Our team is made up of an interdisciplinary group of faculty at the University of Toronto, our collaborators in the US, research associates and graduate and undergraduate student assistants.
This collaboration brings together expertise in the areas of phonetics, morphosyntax, child language acquisition, bilingualism and statistics.
Prof. Laura Colantoni
Prof. Laura Colantoni is Professor of Spanish Linguistics in the Department of Spanish and Portuguese at the University of Toronto. Prof. Colantoni’s research explores the interplay between variability and categorization in the phonetics and phonology domain. She has worked on sound change and on bilingual populations including second language learners.
Her work has concentrated on Romance languages, Spanish and French in particular, but more recently, she has investigated the acquisition of English segmental and prosodic phonology by speakers from a variety of languages.
Prof. Ana Teresa Pérez-Leroux
Prof. Ana T. Pérez-Leroux is Professor of Spanish and Linguistics at the University of Toronto, with appointments in the Department of Spanish and Portuguese and the Department of Linguistics. Prof. Pérez Leroux’s work on child language acquisition examines the development of sentence complexity and the acquisition of functional elements and related meaning contrasts. Her work focuses on the developmental interactions across different cognitive and language domains; and on the study of language development in bilingual children and the design of relevant language assessment strategies.
Prof. Susana Bejar
Prof. Susana Bejar is Assistant Professor at the Department of Linguistics at the University of Toronto. Prof. Bejar specializes in the morphology and syntax of phi-features (person, number, gender), in particular agreement systems and restrictions. Her work examines how the structure of featural systems determines how forms of agreement are expressed, with agreement failure playing an especially significant role in the derivation of complex morphological agreement patterns.
Prof. Alejandro Cuza
Prof. Alejandro Cuza is Professor of Spanish and Linguistics at the School of Language and Cultures at Purdue University. Prof. Cuza’s research focuses on the acquisition of Spanish morphosyntax and semantics among second language learners, heritage speakers and young bilingual children. He has worked on child bi-literacy development, and language contact and change in Spanish in the U.S.
Prof. Elizabeth Johnson
Prof. Elizabeth Johnson is Professor of Psychology at the University of Toronto/Mississauga. Prof. Johnson is a developmental psychologist with deep ties to the field of linguistics, and a Tier II CRC in Spoken Language Acquisition. Her research encompasses early language development, including infant word recognition, acquisition of connected speech processes, how perception of variability (accents and dialects) impacts early development and on the developmental links between early perception and production.
Prof. Natalia Mazzaro
Prof. Natalia Mazzaro is Associate Professor of Spanish and Linguistics at University of Texas/El Paso. Prof. Mazzaro’s research is in sociolinguistic variation across monolingual and bilingual varieties of Spanish, and in languages in contact with Spanish. Her work focuses on both phonetics and morpho-syntax and the interaction between them, and includes issues like phonetic accommodation.
Prof. Jessamyn Scherz
Prof. Jessamyn Scherz is Assistant Professor at the Department of Linguistics at the University of Toronto. Prof. Scherz is a phonetician whose work aims to gain a better understanding of how we perceive and produce speech sounds. She has conducted studies in phonetic cue weighting and phonetic variation, loanword phonology, and differences in segmental perception in bilinguals and monolinguals.
Eng. Miguel Barreto
Miguel Barreto is an Electrical Engineer and hold an MSc in Applied Statistics and MSc (c) in Electrical Engineer with a data science background.

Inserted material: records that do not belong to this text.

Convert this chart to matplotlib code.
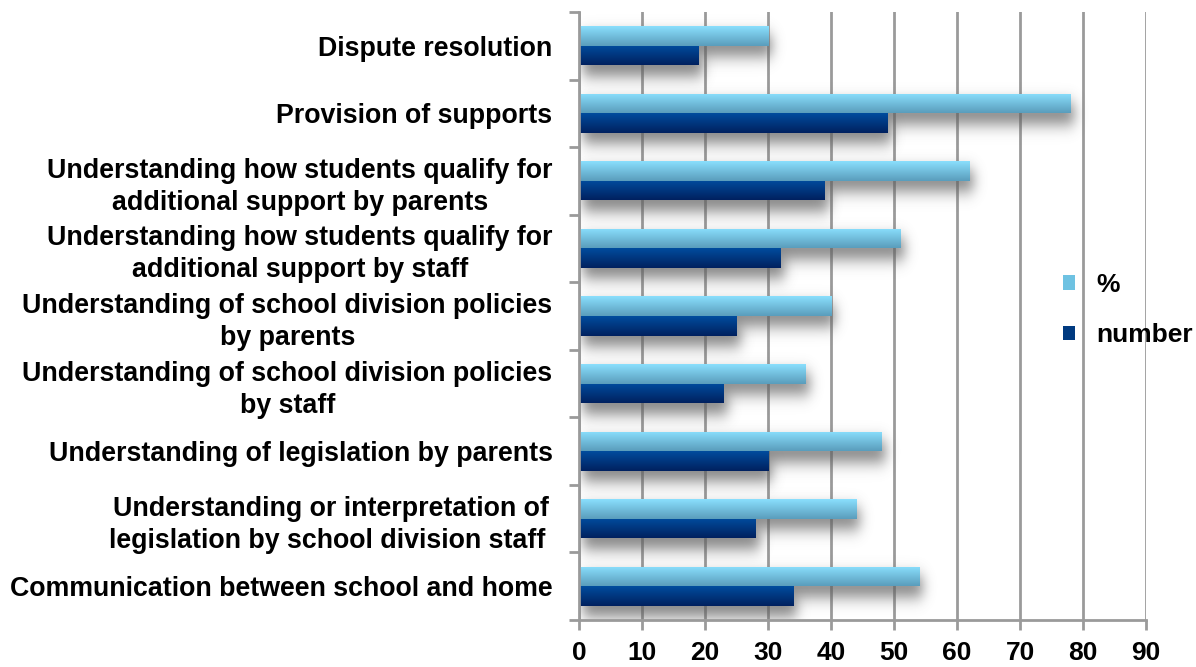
import math
import numpy as np
import matplotlib
matplotlib.use("Agg")
import matplotlib.pyplot as plt
from matplotlib.colors import LinearSegmentedColormap
from matplotlib.patches import Patch

# ---- data -------------------------------------------------------------
categories = [
    "Dispute resolution",
    "Provision of supports",
    "Understanding how students qualify for\nadditional support by parents",
    "Understanding how students qualify for\nadditional support by staff",
    "Understanding of school division policies\nby parents",
    "Understanding of school division policies\nby staff",
    "Understanding of legislation by parents",
    "Understanding or interpretation of\nlegislation by school division staff ",
    "Communication between school and home",
]
pct_values = [30, 78, 62, 51, 40, 36, 48, 44, 54]
number_values = [19, 49, 39, 32, 25, 23, 30, 28, 34]
series_names = ["%", "number"]
x_ticks = [0, 10, 20, 30, 40, 50, 60, 70, 80, 90]

# ---- style ------------------------------------------------------------
plt.rcParams["font.family"] = ["Liberation Sans", "DejaVu Sans"]
plt.rcParams["font.weight"] = "bold"

light_top, light_bot = "#8ADFFD", "#5A9DBC"
dark_top, dark_bot = "#004C9E", "#00215F"
grid_col = "#9A9A9A"

fig = plt.figure(figsize=(11.96, 6.67), dpi=100)
ax = fig.add_axes([0.4841, 0.0705, 0.4741, 0.9115])

y = np.arange(len(categories))
bar_h = 0.29

erf = np.vectorize(math.erf)


def soft_shadow(x0, x1, y0, y1, dx=0.6, dy=0.15, sx=0.95, sy=0.12, alpha=0.85):
    """Blurred drop shadow behind a rectangle given in data units."""
    xl, xr = x0 + dx - 3 * sx, x1 + dx + 3 * sx
    yt, yb = y0 + dy - 3 * sy, y1 + dy + 3 * sy
    xs = np.linspace(xl, xr, 300)
    ys = np.linspace(yt, yb, 120)
    px = 0.5 * (erf((xs - (x0 + dx)) / (sx * math.sqrt(2)))
                - erf((xs - (x1 + dx)) / (sx * math.sqrt(2))))
    py = 0.5 * (erf((ys - (y0 + dy)) / (sy * math.sqrt(2)))
                - erf((ys - (y1 + dy)) / (sy * math.sqrt(2))))
    img = np.zeros((len(ys), len(xs), 4))
    img[..., :3] = 0.38
    img[..., 3] = alpha * np.outer(py, px)
    ax.imshow(img, extent=(xl, xr, yb, yt), origin="upper", aspect="auto",
              interpolation="bilinear", zorder=1.5)


def gradient_fill(patch, top, bottom):
    cmap = LinearSegmentedColormap.from_list("g", [top, bottom])
    x0, y0 = patch.get_x(), patch.get_y()
    w, h = patch.get_width(), patch.get_height()
    grad = np.linspace(0, 1, 64).reshape(-1, 1)
    im = ax.imshow(grad, cmap=cmap, extent=(x0, x0 + w, y0 + h, y0),
                   origin="upper", aspect="auto", interpolation="bilinear",
                   zorder=2.1)
    im.set_clip_path(patch)


bars_pct = ax.barh(y - bar_h / 2, pct_values, height=bar_h, color=light_bot,
                   linewidth=0, zorder=2, label=series_names[0])
bars_num = ax.barh(y + bar_h / 2, number_values, height=bar_h, color=dark_bot,
                   linewidth=0, zorder=2, label=series_names[1])

for p in list(bars_pct) + list(bars_num):
    soft_shadow(p.get_x(), p.get_x() + p.get_width(),
                p.get_y(), p.get_y() + p.get_height())
for p in bars_pct:
    gradient_fill(p, light_top, light_bot)
for p in bars_num:
    gradient_fill(p, dark_top, dark_bot)

# ---- axes -------------------------------------------------------------
ax.set_xlim(0, 90)
ax.set_ylim(len(categories) - 0.5, -0.5)
ax.set_xticks(x_ticks)
ax.set_xticklabels([str(t) for t in x_ticks], fontsize=19, fontweight="bold")
ax.set_yticks(y)
ax.set_yticklabels(categories, fontsize=19.3, fontweight="bold",
                   multialignment="center", linespacing=1.3)
ax.set_yticks(np.arange(-0.5, len(categories)), minor=True)

ax.tick_params(axis="y", which="major", length=0, pad=19)
ax.tick_params(axis="y", which="minor", length=7, width=2, color=grid_col,
               direction="out")
ax.tick_params(axis="x", which="major", length=7, width=2, color=grid_col,
               direction="out", pad=8)

ax.set_axisbelow(True)
ax.grid(axis="x", color=grid_col, linewidth=2)
for side in ("top", "right"):
    ax.spines[side].set_visible(False)
for side in ("left", "bottom"):
    ax.spines[side].set_color(grid_col)
    ax.spines[side].set_linewidth(2)

handles = [Patch(facecolor="#6EC2E2", edgecolor="none"),
           Patch(facecolor="#003A80", edgecolor="none")]
fig.legend(handles, series_names, loc="center left",
           bbox_to_anchor=(0.8888, 0.535), frameon=False,
           prop={"size": 19, "weight": "bold"},
           handlelength=0.45, handleheight=0.45, handletextpad=0.8,
           labelspacing=1.0, borderpad=0, borderaxespad=0)

fig.savefig("out.png", dpi=100)
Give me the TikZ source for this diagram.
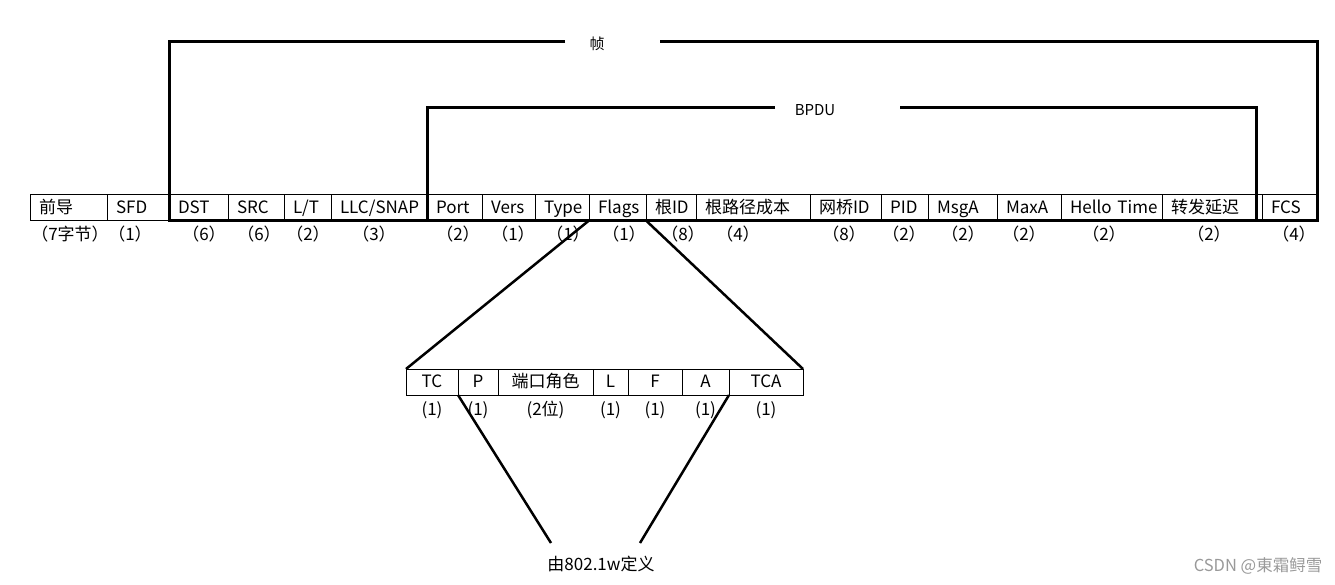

His research interests include statistical models, machine learning, natural language processing, mathematical & computational linguistics, signal processing, and reproducible research. His role in the project is statistical consultant.
Jeremy (Jierui) Yang
Jeremy (Jierui) Yang is an undergraduate student, having completed a major in cognitive science and a double minor in computer science and mathematics. He is now working on an unofficial linguistic major in his final year. His research interest lies in computational linguistics, language acquisition, and cross-situational learning frameworks.
Natalia Rinaldi is a PhD candidate in Hispanic Linguistics at the University of Toronto. Her research interests are syntax, semantics, child language acquisition, language variation, and psycholinguistics.
Laura Escobar is a second-year linguistics undergraduate student. Her research areas of interest include Syntax, Bilingualism, and language change.
Irina Marinescu received a Ph.D. in Hispanic Linguistics from the University of Toronto and specialize in phonetics and language acquisition of phonology. I work on the effects of the native dialect on the perception and production of L2 vowels and I am interested in language variation in Spanish and other Romance languages.
Yadira Alvarez tiene un Doctorado en Lingüística Hispánica de la Universidad de Toronto (2019) con especialización en sintaxis. Sus intereses de investigación son la estructura de argumentos y su realización, la estructura de los eventos, y su representación sintáctica, y en general, en la interfaz de entre sintaxis y fonología. En la actualidad esta trabajando en la concordancia en español.